Recorded data
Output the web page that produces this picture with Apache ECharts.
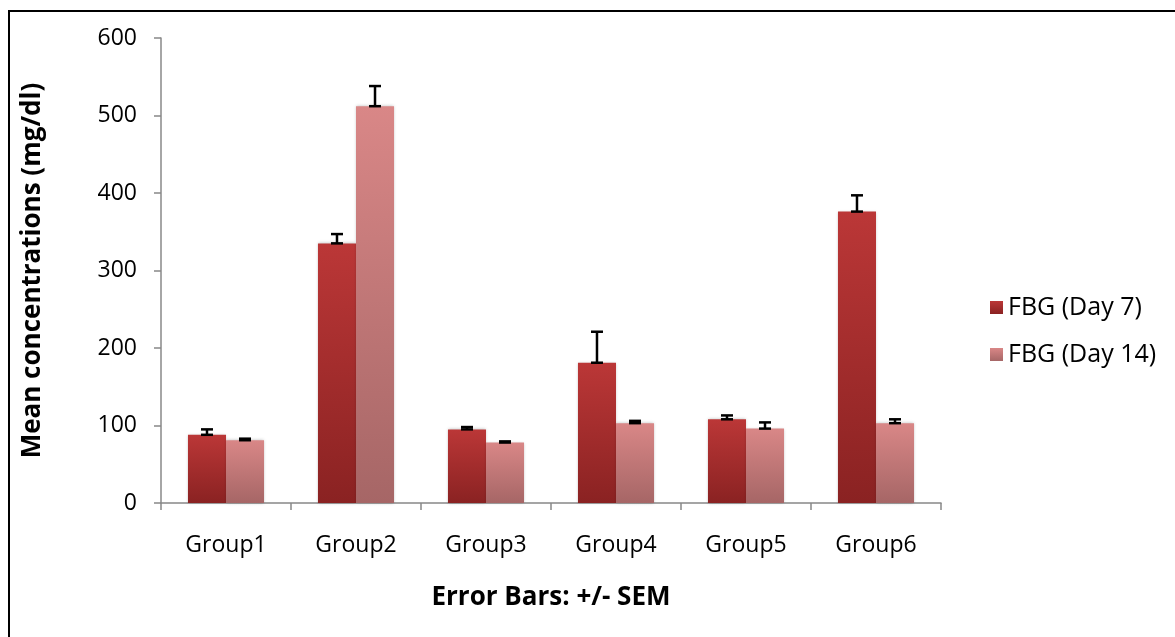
<!DOCTYPE html>
<html>
<head>
<meta charset="utf-8">
<script src="https://cdn.jsdelivr.net/npm/echarts@6/dist/echarts.min.js"></script>
<style>
  html, body { margin: 0; padding: 0; background: #fff; }
  #chart { width: 1175px; height: 637px; }
</style>
</head>
<body>
<div id="chart"></div>
<script>
const categories = ['Group1', 'Group2', 'Group3', 'Group4', 'Group5', 'Group6'];
const day7 = [88, 335, 95, 181, 108, 376];
const day7Sem = [7, 12, 3, 40, 5, 21];
const day14 = [81, 512, 78, 103, 96, 103];
const day14Sem = [2, 26, 1.5, 3, 8, 5];
const yTicks = [0, 100, 200, 300, 400, 500, 600];

const FONT = '"Open Sans", sans-serif';
const CAT_GAP = 0.415;

const myChart = echarts.init(document.getElementById('chart'));

// plus-only error bar drawn over a bar; side = -1 for left bar, +1 for right bar
const errorBar = (side) => (params, api) => {
  const idx = api.value(0);
  const mean = api.value(1);
  const sem = api.value(2);
  const band = api.size([1, 0])[0];
  const barW = band * (1 - CAT_GAP) / 2;
  const base = api.coord([idx, mean]);
  const x = base[0] + side * barW / 2;
  const lo = base[1];
  const hi = api.coord([idx, mean + sem])[1];
  const cap = 6;
  const style = { stroke: '#000', lineWidth: 2.5 };
  return {
    type: 'group',
    children: [
      { type: 'line', shape: { x1: x, y1: hi, x2: x, y2: lo }, style },
      { type: 'line', shape: { x1: x - cap, y1: hi, x2: x + cap, y2: hi }, style },
      { type: 'line', shape: { x1: x - cap, y1: lo, x2: x + cap, y2: lo }, style }
    ]
  };
};

const grad = (top, bottom) => new echarts.graphic.LinearGradient(0, 0, 0, 1, [
  { offset: 0, color: top },
  { offset: 1, color: bottom }
]);

const option = {
  backgroundColor: '#fff',
  animation: false,
  textStyle: { fontFamily: FONT },
  graphic: [
    {
      type: 'rect',
      left: 8,
      top: 10,
      shape: { width: 1300, height: 800 },
      style: { fill: 'transparent', stroke: '#000', lineWidth: 2 },
      silent: true,
      z: -10
    }
  ],
  grid: {
    left: 161,
    top: 38,
    right: 234,
    bottom: 134,
    containLabel: false
  },
  legend: {
    orient: 'vertical',
    left: 985,
    top: 290,
    itemWidth: 13,
    itemHeight: 13,
    itemGap: 22,
    icon: 'rect',
    textStyle: { fontSize: 25, color: '#000', fontFamily: FONT },
    data: ['FBG (Day 7)', 'FBG (Day 14)']
  },
  xAxis: {
    type: 'category',
    data: categories,
    name: 'Error Bars: +/- SEM',
    nameLocation: 'middle',
    nameGap: 82,
    nameTextStyle: { fontSize: 26, fontWeight: 'bold', color: '#000', fontFamily: FONT },
    axisLine: { lineStyle: { color: '#888', width: 1.5 } },
    axisTick: { show: true, length: 7, lineStyle: { color: '#888', width: 1.5 } },
    axisLabel: { fontSize: 23, color: '#000', margin: 31, fontFamily: FONT }
  },
  yAxis: {
    type: 'value',
    min: 0,
    max: 600,
    interval: 100,
    name: 'Mean concentrations (mg/dl)',
    nameLocation: 'middle',
    nameGap: 115,
    nameTextStyle: { fontSize: 26, fontWeight: 'bold', color: '#000', fontFamily: FONT },
    axisLine: { show: true, lineStyle: { color: '#888', width: 1.5 } },
    axisTick: { show: true, length: 7, lineStyle: { color: '#888', width: 1.5 } },
    axisLabel: {
      fontSize: 23,
      color: '#000',
      margin: 24,
      fontFamily: FONT,
      formatter: (v) => (yTicks.includes(v) ? String(v) : '')
    },
    splitLine: { show: false }
  },
  series: [
    {
      name: 'FBG (Day 7)',
      type: 'bar',
      barGap: '0%',
      barCategoryGap: (CAT_GAP * 100) + '%',
      itemStyle: {
        color: grad('#bb3737', '#8a2222'),
        shadowColor: 'rgba(0,0,0,0.25)',
        shadowBlur: 3
      },
      data: day7
    },
    {
      name: 'FBG (Day 14)',
      type: 'bar',
      barGap: '0%',
      barCategoryGap: (CAT_GAP * 100) + '%',
      itemStyle: {
        color: grad('#d98787', '#a66666'),
        shadowColor: 'rgba(0,0,0,0.25)',
        shadowBlur: 3
      },
      data: day14
    },
    {
      type: 'custom',
      renderItem: errorBar(-1),
      encode: { x: 0, y: 1 },
      z: 10,
      silent: true,
      data: day7.map((v, i) => [i, v, day7Sem[i]])
    },
    {
      type: 'custom',
      renderItem: errorBar(1),
      encode: { x: 0, y: 1 },
      z: 10,
      silent: true,
      data: day14.map((v, i) => [i, v, day14Sem[i]])
    }
  ]
};

myChart.setOption(option);
window.addEventListener('resize', () => myChart.resize());
</script>
</body>
</html>
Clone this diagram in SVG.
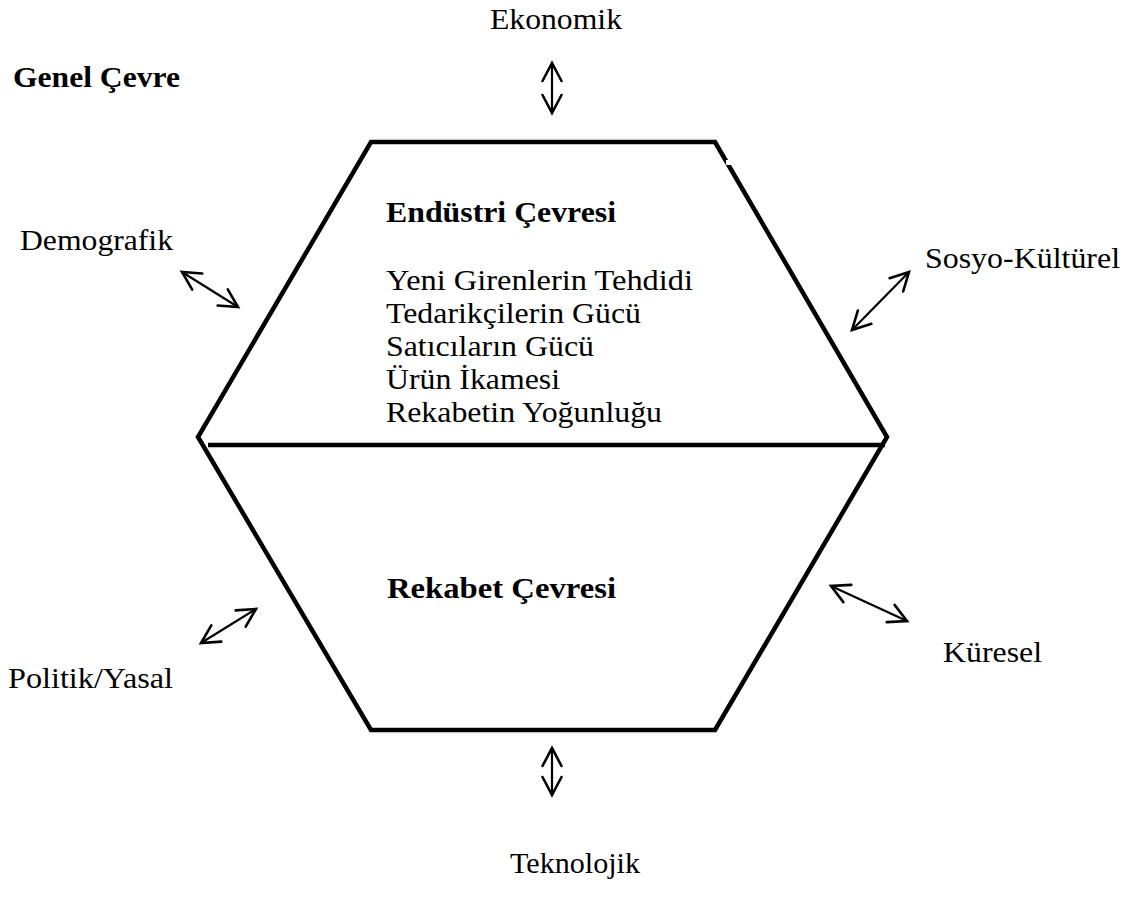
<svg xmlns="http://www.w3.org/2000/svg" width="1134" height="918" viewBox="0 0 1134 918">
<defs>
<marker id="ah" markerUnits="userSpaceOnUse" markerWidth="24" markerHeight="24" viewBox="0 0 24 24" refX="21" refY="12" orient="auto-start-reverse">
<path d="M3,2.5 L21,12 L3,21.5" fill="none" stroke="#000" stroke-width="2.6" stroke-linecap="round" stroke-linejoin="miter"/>
</marker>
<filter id="sh" x="-5%" y="-100%" width="110%" height="400%"><feGaussianBlur stdDeviation="1.5"/></filter>
</defs>
<style>
text{font-family:"Liberation Serif","Times New Roman",serif;font-size:29px;fill:#000}
.b{font-weight:bold}
.shape{fill:none;stroke:#000;stroke-width:4.5;stroke-linejoin:miter}
.conn{stroke:#000;stroke-width:2.2;fill:none;marker-start:url(#ah);marker-end:url(#ah)}
</style>
<rect width="1134" height="918" fill="#fff"/>
<g id="hexagon">
<polygon class="shape" points="371,142 715,142 887,437 715,730 371,730 198,437"/>
<rect x="726" y="160" width="6" height="5" fill="#fff"/>
</g>
<g id="divider">
<line x1="212" y1="449" x2="883" y2="449" stroke="#999" stroke-width="4" filter="url(#sh)"/>
<line x1="208" y1="445" x2="885" y2="445" stroke="#000" stroke-width="4.5"/>
</g>
<g id="connectors">
<line class="conn" x1="552" y1="63" x2="552" y2="113"/>
<line class="conn" x1="552" y1="748" x2="552" y2="795"/>
<line class="conn" x1="182" y1="272" x2="238" y2="307"/>
<line class="conn" x1="909" y1="272" x2="852" y2="330"/>
<line class="conn" x1="201" y1="643" x2="256" y2="609"/>
<line class="conn" x1="831" y1="586" x2="907" y2="621"/>
</g>
<g id="genel"><text class="b" x="13" y="87" textLength="167" lengthAdjust="spacingAndGlyphs">Genel Çevre</text></g>
<g id="ekonomik"><text x="490" y="29" textLength="132" lengthAdjust="spacingAndGlyphs">Ekonomik</text></g>
<g id="demografik"><text x="20" y="250" textLength="153" lengthAdjust="spacingAndGlyphs">Demografik</text></g>
<g id="sosyo"><text x="925" y="268" textLength="195" lengthAdjust="spacingAndGlyphs">Sosyo-Kültürel</text></g>
<g id="endustri">
<text class="b" x="386" y="222" textLength="230" lengthAdjust="spacingAndGlyphs">Endüstri Çevresi</text>
<text x="386" y="290" textLength="307" lengthAdjust="spacingAndGlyphs">Yeni Girenlerin Tehdidi</text>
<text x="386" y="323" textLength="255" lengthAdjust="spacingAndGlyphs">Tedarikçilerin Gücü</text>
<text x="386" y="356" textLength="208" lengthAdjust="spacingAndGlyphs">Satıcıların Gücü</text>
<text x="386" y="389" textLength="174" lengthAdjust="spacingAndGlyphs">Ürün İkamesi</text>
<text x="386" y="422" textLength="276" lengthAdjust="spacingAndGlyphs">Rekabetin Yoğunluğu</text>
</g>
<g id="rekabet"><text class="b" x="387" y="598" textLength="229" lengthAdjust="spacingAndGlyphs">Rekabet Çevresi</text></g>
<g id="politik"><text x="8" y="688" textLength="165" lengthAdjust="spacingAndGlyphs">Politik/Yasal</text></g>
<g id="kuresel"><text x="943" y="662" textLength="99" lengthAdjust="spacingAndGlyphs">Küresel</text></g>
<g id="teknolojik"><text x="510" y="873" textLength="130" lengthAdjust="spacingAndGlyphs">Teknolojik</text></g>
</svg>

-- Problem details --
Read through the entries and copy each line in which "this" appears.

-- Task result --
Output the web page that produces this picture with Apache ECharts.
Clone this diagram in SVG.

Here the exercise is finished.